── Dataset section ──

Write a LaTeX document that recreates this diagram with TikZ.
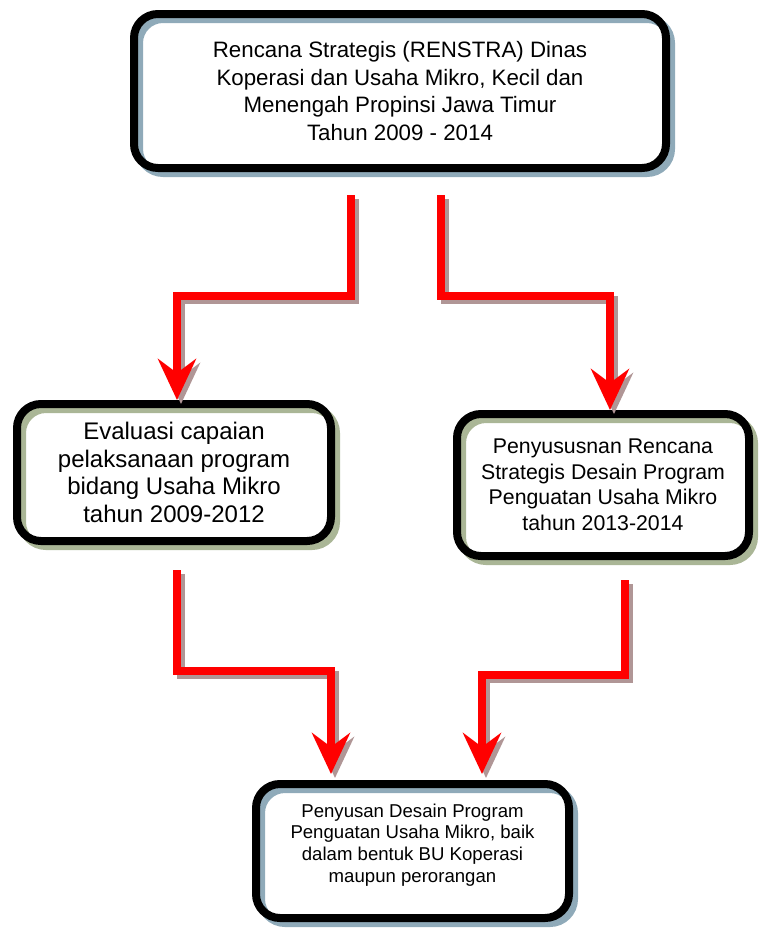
\documentclass[tikz,border=0pt]{standalone}
\usepackage{fontspec}
\setmainfont{Liberation Sans}
\usetikzlibrary{arrows.meta}
\definecolor{shadeblue}{HTML}{8FAAB9}
\definecolor{shadegreen}{HTML}{AAB696}
\definecolor{shadearrow}{HTML}{B09696}
\definecolor{flowred}{HTML}{FF0000}
\begin{document}
\begin{tikzpicture}[x=1pt, y=-1pt,
  box/.style={draw=black, line width=8pt, rounded corners=24pt, align=center, inner sep=0pt},
  boxshade/.style={preaction={draw=#1, transform canvas={xshift=5pt, yshift=-5pt}}},
  flow/.style={draw=#1, line width=8pt, -{Stealth[length=41pt, width=38pt, inset=14pt]}}]
\useasboundingbox (0,0) rectangle (765,929);
\node [box, boxshade=shadeblue, minimum width=532pt, minimum height=154pt, font=\fontsize{22.3}{27.6}\selectfont] (renstra) at (400,91)
  {Rencana Strategis (RENSTRA) Dinas\\Koperasi dan Usaha Mikro, Kecil dan\\Menengah Propinsi Jawa Timur\\Tahun 2009 - 2014};
\node [box, boxshade=shadegreen, minimum width=314pt, minimum height=137pt, font=\fontsize{24}{27.5}\selectfont] (evaluasi) at (174,472.5)
  {Evaluasi capaian\\pelaksanaan program\\bidang Usaha Mikro\\tahun 2009-2012};
\node [box, boxshade=shadegreen, minimum width=292pt, minimum height=142pt, font=\fontsize{21.3}{25.5}\selectfont] (susun) at (603,485)
  {Penyususnan Rencana\\Strategis Desain Program\\Penguatan Usaha Mikro\\tahun 2013-2014};
\node [box, boxshade=shadeblue, minimum width=313pt, minimum height=134pt, font=\fontsize{18.6}{21.8}\selectfont] (desain) at (412.5,851)
  {Penyusan Desain Program\\Penguatan Usaha Mikro, baik\\dalam bentuk BU Koperasi\\maupun perorangan\\[-6pt]};
\coordinate (a1) at (351,195);
\coordinate (a1b) at (351,296);
\coordinate (a2) at (441,195);
\coordinate (a2b) at (441,296);
\coordinate (a3) at (177,570);
\coordinate (a3b) at (177,671);
\coordinate (a4) at (625,580);
\coordinate (a4b) at (625,675);
\foreach \col/\d in {shadearrow/4, flowred/0} {
\begin{scope}[transform canvas={xshift=\d pt, yshift=-\d pt}]
\draw [flow=\col] (a1) -- (a1b) -| ([xshift=3pt]evaluasi.north);
\draw [flow=\col] (a2) -- (a2b) -| ([xshift=7pt]susun.north);
\draw [flow=\col] (a3) -- (a3b) -| ([xshift=-81.5pt, yshift=6pt]desain.north);
\draw [flow=\col] (a4) -- (a4b) -| ([xshift=69.5pt, yshift=6pt]desain.north);
\end{scope}
}
\end{tikzpicture}
\end{document}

───

Repeat the lines above exactly, and keep every picture out.

Task answer:
Write a LaTeX document that recreates this diagram with TikZ.
\documentclass[tikz,border=0pt]{standalone}
\usepackage{fontspec}
\setmainfont{Liberation Sans}
\usetikzlibrary{arrows.meta}
\definecolor{shadeblue}{HTML}{8FAAB9}
\definecolor{shadegreen}{HTML}{AAB696}
\definecolor{shadearrow}{HTML}{B09696}
\definecolor{flowred}{HTML}{FF0000}
\begin{document}
\begin{tikzpicture}[x=1pt, y=-1pt,
  box/.style={draw=black, line width=8pt, rounded corners=24pt, align=center, inner sep=0pt},
  boxshade/.style={preaction={draw=#1, transform canvas={xshift=5pt, yshift=-5pt}}},
  flow/.style={draw=#1, line width=8pt, -{Stealth[length=41pt, width=38pt, inset=14pt]}}]
\useasboundingbox (0,0) rectangle (765,929);
\node [box, boxshade=shadeblue, minimum width=532pt, minimum height=154pt, font=\fontsize{22.3}{27.6}\selectfont] (renstra) at (400,91)
  {Rencana Strategis (RENSTRA) Dinas\\Koperasi dan Usaha Mikro, Kecil dan\\Menengah Propinsi Jawa Timur\\Tahun 2009 - 2014};
\node [box, boxshade=shadegreen, minimum width=314pt, minimum height=137pt, font=\fontsize{24}{27.5}\selectfont] (evaluasi) at (174,472.5)
  {Evaluasi capaian\\pelaksanaan program\\bidang Usaha Mikro\\tahun 2009-2012};
\node [box, boxshade=shadegreen, minimum width=292pt, minimum height=142pt, font=\fontsize{21.3}{25.5}\selectfont] (susun) at (603,485)
  {Penyususnan Rencana\\Strategis Desain Program\\Penguatan Usaha Mikro\\tahun 2013-2014};
\node [box, boxshade=shadeblue, minimum width=313pt, minimum height=134pt, font=\fontsize{18.6}{21.8}\selectfont] (desain) at (412.5,851)
  {Penyusan Desain Program\\Penguatan Usaha Mikro, baik\\dalam bentuk BU Koperasi\\maupun perorangan\\[-6pt]};
\coordinate (a1) at (351,195);
\coordinate (a1b) at (351,296);
\coordinate (a2) at (441,195);
\coordinate (a2b) at (441,296);
\coordinate (a3) at (177,570);
\coordinate (a3b) at (177,671);
\coordinate (a4) at (625,580);
\coordinate (a4b) at (625,675);
\foreach \col/\d in {shadearrow/4, flowred/0} {
\begin{scope}[transform canvas={xshift=\d pt, yshift=-\d pt}]
\draw [flow=\col] (a1) -- (a1b) -| ([xshift=3pt]evaluasi.north);
\draw [flow=\col] (a2) -- (a2b) -| ([xshift=7pt]susun.north);
\draw [flow=\col] (a3) -- (a3b) -| ([xshift=-81.5pt, yshift=6pt]desain.north);
\draw [flow=\col] (a4) -- (a4b) -| ([xshift=69.5pt, yshift=6pt]desain.north);
\end{scope}
}
\end{tikzpicture}
\end{document}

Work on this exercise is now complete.